In other words, the pattern of proportions across the columns are the same for all the \(\mathbf{R}\) groups. The alternative is that there is some difference in the proportions of at least one response category for at least one group. In slightly more gentle and easier to reproduce words, equivalently, we can say:

\(\mathbf{H_0:}\) The population distributions of the responses for variable \(\mathbf{y}\) are the same across the \(\mathbf{R}\) groups.

The alternative hypothesis is then:

\(\mathbf{H_A:}\) The population distributions of the responses for variable \(\mathbf{y}\) are NOT ALL the same across the \(\mathbf{R}\) groups.
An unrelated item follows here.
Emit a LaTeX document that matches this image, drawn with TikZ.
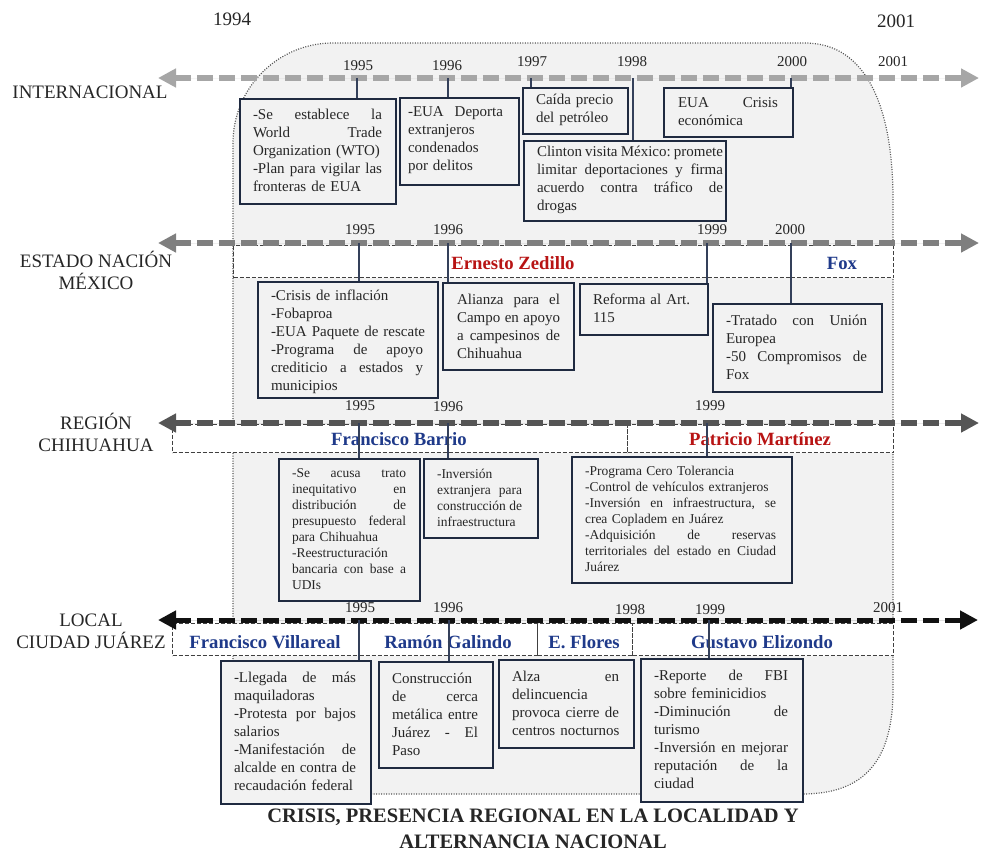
\documentclass[tikz,border=0pt]{standalone}
\usepackage{fontspec}
\setmainfont{Liberation Serif}
\usetikzlibrary{arrows.meta}
\definecolor{bgfill}{HTML}{F2F2F2}
\definecolor{boxc}{HTML}{1F2A40}
\definecolor{tickc}{HTML}{34405A}
\definecolor{txt}{HTML}{262626}
\definecolor{zred}{HTML}{B81414}
\definecolor{zblue}{HTML}{1F3A8A}
\definecolor{arI}{HTML}{A6A6A6}
\definecolor{arE}{HTML}{7F7F7F}
\definecolor{arR}{HTML}{555555}
\definecolor{arL}{HTML}{111111}
\definecolor{bandc}{HTML}{404040}
\definecolor{bgline}{HTML}{555555}
\newlength{\jw}
\newcommand{\T}[1]{\global\jw=#1\relax}
\newcommand{\J}[1]{\leavevmode\hbox to \jw{\frenchspacing\spaceskip=0pt\xspaceskip=0pt #1}}
\newcommand{\N}[1]{\leavevmode\mbox{\frenchspacing #1}}
\begin{document}
\begin{tikzpicture}[x=1pt,y=-1pt,
  evbox/.style={draw=boxc, line width=1.6pt, fill=bgfill, inner sep=0pt, anchor=north west},
  evtext/.style={font=\fontsize{15}{18}\selectfont, text=txt, inner sep=0pt, align=left},
  evsmall/.style={font=\fontsize{13.5}{16}\selectfont, text=txt, inner sep=0pt, align=left},
  bandbox/.style={draw=bandc, dash pattern=on 4pt off 2pt, line width=1.2pt, fill=white, inner sep=0pt, anchor=north west},
  bandred/.style={font=\fontsize{18.7}{22}\selectfont\bfseries, text=zred, inner sep=0pt},
  bandblue/.style={font=\fontsize{18.7}{22}\selectfont\bfseries, text=zblue, inner sep=0pt},
  tl/.style={dash pattern=on 16pt off 6pt, line width=6pt, {Triangle[length=18pt,width=18pt]}-{Triangle[length=18pt,width=18pt]}},
  tick/.style={draw=tickc, line width=1.1pt},
  yr/.style={font=\fontsize{15}{18}\selectfont, text=txt, inner sep=0pt},
  rowlab/.style={font=\fontsize{19}{22}\selectfont, text=txt, inner sep=0pt, align=center},
  bigyr/.style={font=\fontsize{19}{22}\selectfont, text=txt, inner sep=0pt}
]
\useasboundingbox (0,0) rectangle (981,852);

% background
\path[draw=bgline, dash pattern=on 1pt off 1.5pt, line width=1.2pt, fill=bgfill]
  (233,794) -- (233,143) .. controls (233,87.8) and (277.8,43) .. (333,43)
  -- (805,43) .. controls (868,43) and (893,110) .. (893,200)
  -- (893,690) .. controls (893,760) and (865,794) .. (802,794) -- cycle;

% bands
\node[bandbox, minimum width=557pt, minimum height=32pt] (bZed) at (233,245) {};
\node[bandbox, minimum width=103pt, minimum height=32pt] (bFox) at (790,245) {};
\node[bandbox, minimum width=455pt, minimum height=28pt] (bBar) at (172,424) {};
\node[bandbox, minimum width=266pt, minimum height=28pt] (bPat) at (627,424) {};
\node[bandbox, minimum width=187pt, minimum height=32pt] (bVil) at (172,623) {};
\node[bandbox, minimum width=178pt, minimum height=32pt] (bGal) at (359,623) {};
\node[bandbox, minimum width=95pt, minimum height=32pt] (bFlo) at (537,623) {};
\node[bandbox, minimum width=261pt, minimum height=32pt] (bGus) at (632,623) {};

% band labels
\node[bandred] (lZed) at (513,263) {Ernesto Zedillo};
\node[bandblue] (lFox) at (842,263) {Fox};
\node[bandblue] (lBar) at (399,439) {Francisco Barrio};
\node[bandred] (lPat) at (760,439) {Patricio Martínez};
\node[bandblue] (lVil) at (265,642) {Francisco Villareal};
\node[bandblue] (lGal) at (448,642) {Ramón Galindo};
\node[bandblue] (lFlo) at (584,642) {E. Flores};
\node[bandblue] (lGus) at (762,642) {Gustavo Elizondo};

% timeline arrows
\coordinate (iL) at (158,78);  \coordinate (iR) at (979,78);
\coordinate (eL) at (158,243); \coordinate (eR) at (979,243);
\coordinate (rL) at (158,423); \coordinate (rR) at (979,423);
\coordinate (lL) at (158,620); \coordinate (lR) at (978,620);
\draw[tl, draw=arI, fill=arI] (iL) -- (iR);
\draw[tl, draw=arE, fill=arE] (eL) -- (eR);
\draw[tl, draw=arR, fill=arR] (rL) -- (rR);
\draw[tl, draw=arL, fill=arL, line width=5pt] (lL) -- (lR);

% event boxes
\node[evbox, minimum width=156pt, minimum height=105pt] (bA) at (239,98) {};
\node[evbox, minimum width=119pt, minimum height=87pt] (bB) at (399,97) {};
\node[evbox, minimum width=105pt, minimum height=46pt] (bC) at (522,87) {};
\node[evbox, minimum width=202pt, minimum height=80pt] (bD) at (523,140) {};
\node[evbox, minimum width=129pt, minimum height=49pt] (bE) at (663,87) {};
\node[evbox, minimum width=180pt, minimum height=116pt] (bF) at (257,281) {};
\node[evbox, minimum width=131pt, minimum height=87pt] (bG) at (442,282) {};
\node[evbox, minimum width=128pt, minimum height=51pt] (bH) at (579,283) {};
\node[evbox, minimum width=169pt, minimum height=88pt] (bI) at (712,303) {};
\node[evbox, minimum width=141pt, minimum height=142pt] (bJ) at (278,458) {};
\node[evbox, minimum width=114pt, minimum height=79pt] (bK) at (423,458) {};
\node[evbox, minimum width=220pt, minimum height=126pt] (bL) at (571,456) {};
\node[evbox, minimum width=150pt, minimum height=143pt] (bM) at (220,660) {};
\node[evbox, minimum width=114pt, minimum height=106pt] (bN) at (378,661) {};
\node[evbox, minimum width=135pt, minimum height=88pt] (bO) at (498,659) {};
\node[evbox, minimum width=162pt, minimum height=143pt] (bP) at (640,658) {};

% ticks
\coordinate (kA) at (357,78);  \draw[tick] (kA) -- (kA |- bA.north);
\coordinate (kB) at (448,78);  \draw[tick] (kB) -- (kB |- bB.north);
\coordinate (kC) at (531,78);  \draw[tick] (kC) -- (kC |- bC.north);
\coordinate (kD) at (633,78);  \draw[tick] (kD) -- (kD |- bD.north);
\coordinate (kE) at (791,78);  \draw[tick] (kE) -- (kE |- bE.north);
\coordinate (kF) at (359,243); \draw[tick] (kF) -- (kF |- bF.north);
\coordinate (kG) at (448,243); \draw[tick] (kG) -- (kG |- bG.north);
\coordinate (kH) at (707,243); \draw[tick] (kH) -- (kH |- bH.north);
\coordinate (kI) at (791,243); \draw[tick] (kI) -- (kI |- bI.north);
\coordinate (kJ) at (359,423); \draw[tick] (kJ) -- (kJ |- bJ.north);
\coordinate (kK) at (448,423); \draw[tick] (kK) -- (kK |- bK.north);
\coordinate (kL) at (707,423); \draw[tick] (kL) -- (kL |- bL.north);
\coordinate (kM) at (359,620); \draw[tick] (kM) -- (kM |- bM.north);
\coordinate (kN) at (449,620); \draw[tick] (kN) -- (kN |- bN.north);
\coordinate (kP) at (709,620); \draw[tick] (kP) -- (kP |- bP.north);

% event texts
\node[evtext, text width=129pt] (tA) at (317.5,150.5) {\T{129pt}\J{-Se establece la}\\ \J{World Trade}\\ \N{Organization (WTO)}\\ \J{-Plan para vigilar las}\\ \N{fronteras de EUA}};
\node[evtext, text width=95pt] (tB) at (455.5,140.5) {\T{95pt}\J{-EUA Deporta}\\ \N{extranjeros}\\ \N{condenados}\\ \N{por delitos}};
\node[evtext, text width=84pt] (tC) at (578,110) {\N{Caída precio}\\ \N{del petróleo}};
\node[evtext, text width=186pt] (tD) at (630,180) {\T{186pt}\J{Clinton visita México: promete}\\ \J{limitar deportaciones y firma}\\ \J{acuerdo contra tráfico de}\\ \N{drogas}};
\node[evtext, text width=100pt] (tE) at (728,111.5) {\T{100pt}\J{EUA Crisis}\\ \N{económica}};
\node[evtext, text width=152pt] (tF) at (347,342) {\T{152pt}\N{-Crisis de inflación}\\ \N{-Fobaproa}\\ \N{-EUA Paquete de rescate}\\ \J{-Programa de apoyo}\\ \J{crediticio a estados y}\\ \N{municipios}};
\node[evtext, text width=103pt] (tG) at (508.5,326) {\T{103pt}\J{Alianza para el}\\ \J{Campo en apoyo}\\ \J{a campesinos de}\\ \N{Chihuahua}};
\node[evtext, text width=100pt] (tH) at (643,308.5) {\N{Reforma al Art.}\\ \N{115}};
\node[evtext, text width=141pt] (tI) at (796.5,347) {\T{141pt}\J{-Tratado con Unión}\\ \N{Europea}\\ \J{-50 Compromisos de}\\ \N{Fox}};
\node[evsmall, text width=114pt] (tJ) at (349,529) {\T{114pt}\J{-Se acusa trato}\\ \J{inequitativo en}\\ \J{distribución de}\\ \J{presupuesto federal}\\ \N{para Chihuahua}\\ \N{-Reestructuración}\\ \J{bancaria con base a}\\ \N{UDIs}};
\node[evsmall, text width=85pt] (tK) at (479.5,497.5) {\T{85pt}\N{-Inversión}\\ \J{extranjera para}\\ \J{construcción de}\\ \N{infraestructura}};
\node[evsmall, text width=191pt] (tL) at (680.5,519) {\T{191pt}\N{-Programa Cero Tolerancia}\\ \N{-Control de vehículos extranjeros}\\ \J{-Inversión en infraestructura, se}\\ \N{crea Copladem en Juárez}\\ \J{-Adquisición de reservas}\\ \J{territoriales del estado en Ciudad}\\ \N{Juárez}};
\node[evtext, text width=122pt] (tM) at (295,731.5) {\T{122pt}\J{-Llegada de más}\\ \N{maquiladoras}\\ \J{-Protesta por bajos}\\ \N{salarios}\\ \J{-Manifestación de}\\ \J{alcalde en contra de}\\ \N{recaudación federal}};
\node[evtext, text width=86pt] (tN) at (435,714) {\T{86pt}\N{Construcción}\\ \J{de cerca}\\ \J{metálica entre}\\ \J{Juárez - El}\\ \N{Paso}};
\node[evtext, text width=107pt] (tO) at (565.5,703) {\T{107pt}\J{Alza en}\\ \N{delincuencia}\\ \J{provoca cierre de}\\ \N{centros nocturnos}};
\node[evtext, text width=134pt] (tP) at (721,729.5) {\T{134pt}\J{-Reporte de FBI}\\ \N{sobre feminicidios}\\ \J{-Diminución de}\\ \N{turismo}\\ \J{-Inversión en mejorar}\\ \J{reputación de la}\\ \N{ciudad}};

% years
\node[yr] (yI95) at (358,66) {1995};
\node[yr] (yI96) at (447,66) {1996};
\node[yr] (yI97) at (532,62) {1997};
\node[yr] (yI98) at (632,62) {1998};
\node[yr] (yI00) at (792,62) {2000};
\node[yr] (yI01) at (893,62) {2001};
\node[yr] (yE95) at (360,230) {1995};
\node[yr] (yE96) at (448,230) {1996};
\node[yr] (yE99) at (712,230) {1999};
\node[yr] (yE00) at (790,230) {2000};
\node[yr] (yR95) at (360,406) {1995};
\node[yr] (yR96) at (448,407) {1996};
\node[yr] (yR99) at (710,406) {1999};
\node[yr] (yL95) at (360,608) {1995};
\node[yr] (yL96) at (448,608) {1996};
\node[yr] (yL98) at (630,610) {1998};
\node[yr] (yL99) at (710,610) {1999};
\node[yr] (yL01) at (888,608) {2001};

% row labels
\node[rowlab] (rI) at (90,92) {INTERNACIONAL};
\node[rowlab] (rE) at (96,270) {ESTADO NACIÓN\\MÉXICO};
\node[rowlab] (rR) at (96,432) {REGIÓN\\CHIHUAHUA};
\node[rowlab] (rL) at (91,631) {LOCAL\\CIUDAD JUÁREZ};

% top years
\node[bigyr] (y94) at (232,19) {1994};
\node[bigyr] (y01) at (896,21) {2001};

% title
\node[font=\fontsize{20.5}{26}\selectfont\bfseries, text=txt, align=center, inner sep=0pt] (title) at (533,829) {CRISIS, PRESENCIA REGIONAL EN LA LOCALIDAD Y\\ALTERNANCIA NACIONAL};
\end{tikzpicture}
\end{document}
To make this concrete, consider what the proportions could look like if they satisfied the null hypothesis for the Arthritis example, as displayed in Figure 5.4. Stacked bar charts provide a natural way to visualize the null hypothesis (equal distributions) to compare to the observed proportions in the observed data. Stacked bar charts are the appropriate visual display to present the summarized data in homogeneity test situations.

Figure 5.4: Stacked bar chart of one way that the Arthritis proportions could have been if the null hypothesis had been true.

Note that the proportions in the different response categories do not need to be the same just that the distribution needs to be the same across the groups. The null hypothesis does not require that all three response categories (none, some, marked) be equally likely. It assumes that whatever the distribution of proportions is across these three levels of the response that there is no difference in that distribution between the explanatory variable (here treated/placebo) groups. Figure 5.4 shows an example of a situation where the null hypothesis is true and the distributions of responses across the groups look the same but the proportions for none, some and marked are not all equally likely. That situation satisfies the null hypothesis. Compare this plot to the one for the real data set in Figure 5.2. It looks like there might be some differences in the responses between the treated and placebo groups as that plot looks much different from this one, but we will need a test statistic and a p-value to fully address the evidence relative to the previous null hypothesis.